- Written problem: Faithfully return all lines, omitting every embedded picture.

- Source data:
— START —

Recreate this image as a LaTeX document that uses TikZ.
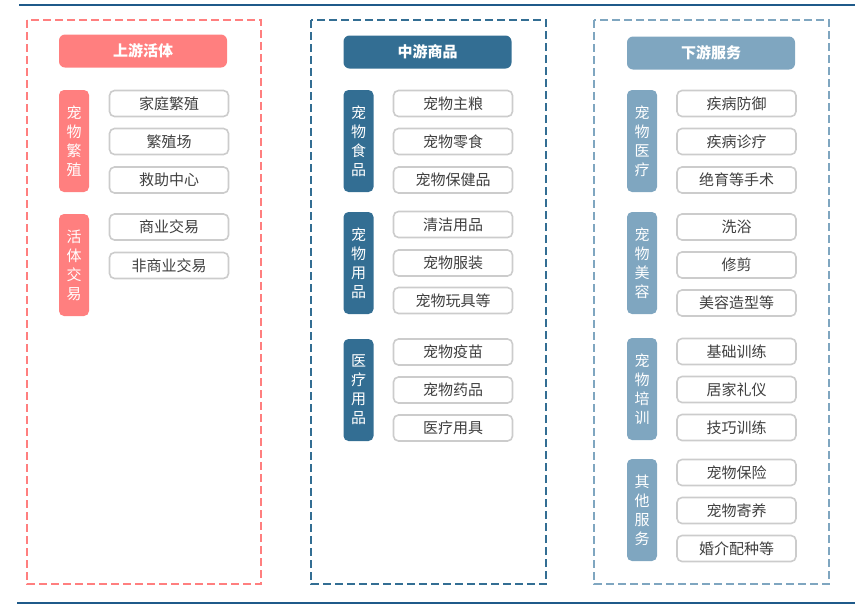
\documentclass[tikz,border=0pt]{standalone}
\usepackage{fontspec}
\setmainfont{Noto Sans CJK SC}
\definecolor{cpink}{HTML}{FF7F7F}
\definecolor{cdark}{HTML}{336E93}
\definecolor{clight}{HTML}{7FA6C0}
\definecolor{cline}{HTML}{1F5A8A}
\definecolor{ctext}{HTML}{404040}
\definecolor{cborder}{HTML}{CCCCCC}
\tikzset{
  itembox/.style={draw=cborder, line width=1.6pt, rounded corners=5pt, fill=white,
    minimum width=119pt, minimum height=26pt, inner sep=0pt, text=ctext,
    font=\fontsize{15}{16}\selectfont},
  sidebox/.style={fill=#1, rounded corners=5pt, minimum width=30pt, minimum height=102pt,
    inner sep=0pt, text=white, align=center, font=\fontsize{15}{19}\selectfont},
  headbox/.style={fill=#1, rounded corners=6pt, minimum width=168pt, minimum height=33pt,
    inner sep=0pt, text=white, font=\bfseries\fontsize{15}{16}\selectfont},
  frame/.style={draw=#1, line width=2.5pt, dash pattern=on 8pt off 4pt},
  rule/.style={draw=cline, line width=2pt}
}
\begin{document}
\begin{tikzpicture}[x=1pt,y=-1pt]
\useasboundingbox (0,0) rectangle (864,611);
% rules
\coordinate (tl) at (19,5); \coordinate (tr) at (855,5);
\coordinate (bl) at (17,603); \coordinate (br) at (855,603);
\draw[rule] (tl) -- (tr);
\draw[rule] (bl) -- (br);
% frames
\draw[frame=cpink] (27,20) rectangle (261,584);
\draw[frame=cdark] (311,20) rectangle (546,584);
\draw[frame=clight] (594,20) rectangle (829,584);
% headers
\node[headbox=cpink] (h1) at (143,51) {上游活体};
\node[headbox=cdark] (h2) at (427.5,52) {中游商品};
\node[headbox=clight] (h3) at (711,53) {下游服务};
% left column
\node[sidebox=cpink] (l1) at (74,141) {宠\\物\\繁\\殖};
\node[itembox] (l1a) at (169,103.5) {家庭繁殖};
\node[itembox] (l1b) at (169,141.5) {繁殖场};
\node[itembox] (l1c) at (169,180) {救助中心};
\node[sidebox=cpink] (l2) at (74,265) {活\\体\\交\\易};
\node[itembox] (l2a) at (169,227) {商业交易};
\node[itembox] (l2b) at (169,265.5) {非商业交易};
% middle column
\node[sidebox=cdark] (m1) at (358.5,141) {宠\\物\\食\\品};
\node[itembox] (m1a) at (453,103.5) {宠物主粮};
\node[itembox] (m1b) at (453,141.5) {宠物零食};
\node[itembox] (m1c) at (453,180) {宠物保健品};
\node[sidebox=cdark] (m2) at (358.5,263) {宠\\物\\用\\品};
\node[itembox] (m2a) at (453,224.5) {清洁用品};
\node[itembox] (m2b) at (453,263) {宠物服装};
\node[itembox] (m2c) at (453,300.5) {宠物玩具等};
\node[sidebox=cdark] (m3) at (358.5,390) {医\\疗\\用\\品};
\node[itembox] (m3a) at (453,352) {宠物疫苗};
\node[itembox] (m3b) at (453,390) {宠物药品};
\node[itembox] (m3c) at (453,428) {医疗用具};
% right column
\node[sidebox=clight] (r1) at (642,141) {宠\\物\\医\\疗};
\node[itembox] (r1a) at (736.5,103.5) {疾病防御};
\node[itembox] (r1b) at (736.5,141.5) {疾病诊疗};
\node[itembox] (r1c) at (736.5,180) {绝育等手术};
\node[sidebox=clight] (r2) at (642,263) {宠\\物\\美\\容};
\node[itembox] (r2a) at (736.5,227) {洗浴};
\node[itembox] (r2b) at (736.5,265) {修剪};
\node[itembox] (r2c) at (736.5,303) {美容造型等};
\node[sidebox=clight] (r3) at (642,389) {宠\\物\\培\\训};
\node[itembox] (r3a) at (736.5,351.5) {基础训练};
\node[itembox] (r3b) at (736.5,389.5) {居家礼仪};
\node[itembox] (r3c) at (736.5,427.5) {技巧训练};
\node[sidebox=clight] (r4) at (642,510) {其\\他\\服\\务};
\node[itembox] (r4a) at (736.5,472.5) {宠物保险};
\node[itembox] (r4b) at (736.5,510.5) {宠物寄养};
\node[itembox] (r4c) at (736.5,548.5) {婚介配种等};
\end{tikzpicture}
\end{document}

— END —

- Solution to the exercise:
Recreate this image as a LaTeX document that uses TikZ.
\documentclass[tikz,border=0pt]{standalone}
\usepackage{fontspec}
\setmainfont{Noto Sans CJK SC}
\definecolor{cpink}{HTML}{FF7F7F}
\definecolor{cdark}{HTML}{336E93}
\definecolor{clight}{HTML}{7FA6C0}
\definecolor{cline}{HTML}{1F5A8A}
\definecolor{ctext}{HTML}{404040}
\definecolor{cborder}{HTML}{CCCCCC}
\tikzset{
  itembox/.style={draw=cborder, line width=1.6pt, rounded corners=5pt, fill=white,
    minimum width=119pt, minimum height=26pt, inner sep=0pt, text=ctext,
    font=\fontsize{15}{16}\selectfont},
  sidebox/.style={fill=#1, rounded corners=5pt, minimum width=30pt, minimum height=102pt,
    inner sep=0pt, text=white, align=center, font=\fontsize{15}{19}\selectfont},
  headbox/.style={fill=#1, rounded corners=6pt, minimum width=168pt, minimum height=33pt,
    inner sep=0pt, text=white, font=\bfseries\fontsize{15}{16}\selectfont},
  frame/.style={draw=#1, line width=2.5pt, dash pattern=on 8pt off 4pt},
  rule/.style={draw=cline, line width=2pt}
}
\begin{document}
\begin{tikzpicture}[x=1pt,y=-1pt]
\useasboundingbox (0,0) rectangle (864,611);
% rules
\coordinate (tl) at (19,5); \coordinate (tr) at (855,5);
\coordinate (bl) at (17,603); \coordinate (br) at (855,603);
\draw[rule] (tl) -- (tr);
\draw[rule] (bl) -- (br);
% frames
\draw[frame=cpink] (27,20) rectangle (261,584);
\draw[frame=cdark] (311,20) rectangle (546,584);
\draw[frame=clight] (594,20) rectangle (829,584);
% headers
\node[headbox=cpink] (h1) at (143,51) {上游活体};
\node[headbox=cdark] (h2) at (427.5,52) {中游商品};
\node[headbox=clight] (h3) at (711,53) {下游服务};
% left column
\node[sidebox=cpink] (l1) at (74,141) {宠\\物\\繁\\殖};
\node[itembox] (l1a) at (169,103.5) {家庭繁殖};
\node[itembox] (l1b) at (169,141.5) {繁殖场};
\node[itembox] (l1c) at (169,180) {救助中心};
\node[sidebox=cpink] (l2) at (74,265) {活\\体\\交\\易};
\node[itembox] (l2a) at (169,227) {商业交易};
\node[itembox] (l2b) at (169,265.5) {非商业交易};
% middle column
\node[sidebox=cdark] (m1) at (358.5,141) {宠\\物\\食\\品};
\node[itembox] (m1a) at (453,103.5) {宠物主粮};
\node[itembox] (m1b) at (453,141.5) {宠物零食};
\node[itembox] (m1c) at (453,180) {宠物保健品};
\node[sidebox=cdark] (m2) at (358.5,263) {宠\\物\\用\\品};
\node[itembox] (m2a) at (453,224.5) {清洁用品};
\node[itembox] (m2b) at (453,263) {宠物服装};
\node[itembox] (m2c) at (453,300.5) {宠物玩具等};
\node[sidebox=cdark] (m3) at (358.5,390) {医\\疗\\用\\品};
\node[itembox] (m3a) at (453,352) {宠物疫苗};
\node[itembox] (m3b) at (453,390) {宠物药品};
\node[itembox] (m3c) at (453,428) {医疗用具};
% right column
\node[sidebox=clight] (r1) at (642,141) {宠\\物\\医\\疗};
\node[itembox] (r1a) at (736.5,103.5) {疾病防御};
\node[itembox] (r1b) at (736.5,141.5) {疾病诊疗};
\node[itembox] (r1c) at (736.5,180) {绝育等手术};
\node[sidebox=clight] (r2) at (642,263) {宠\\物\\美\\容};
\node[itembox] (r2a) at (736.5,227) {洗浴};
\node[itembox] (r2b) at (736.5,265) {修剪};
\node[itembox] (r2c) at (736.5,303) {美容造型等};
\node[sidebox=clight] (r3) at (642,389) {宠\\物\\培\\训};
\node[itembox] (r3a) at (736.5,351.5) {基础训练};
\node[itembox] (r3b) at (736.5,389.5) {居家礼仪};
\node[itembox] (r3c) at (736.5,427.5) {技巧训练};
\node[sidebox=clight] (r4) at (642,510) {其\\他\\服\\务};
\node[itembox] (r4a) at (736.5,472.5) {宠物保险};
\node[itembox] (r4b) at (736.5,510.5) {宠物寄养};
\node[itembox] (r4c) at (736.5,548.5) {婚介配种等};
\end{tikzpicture}
\end{document}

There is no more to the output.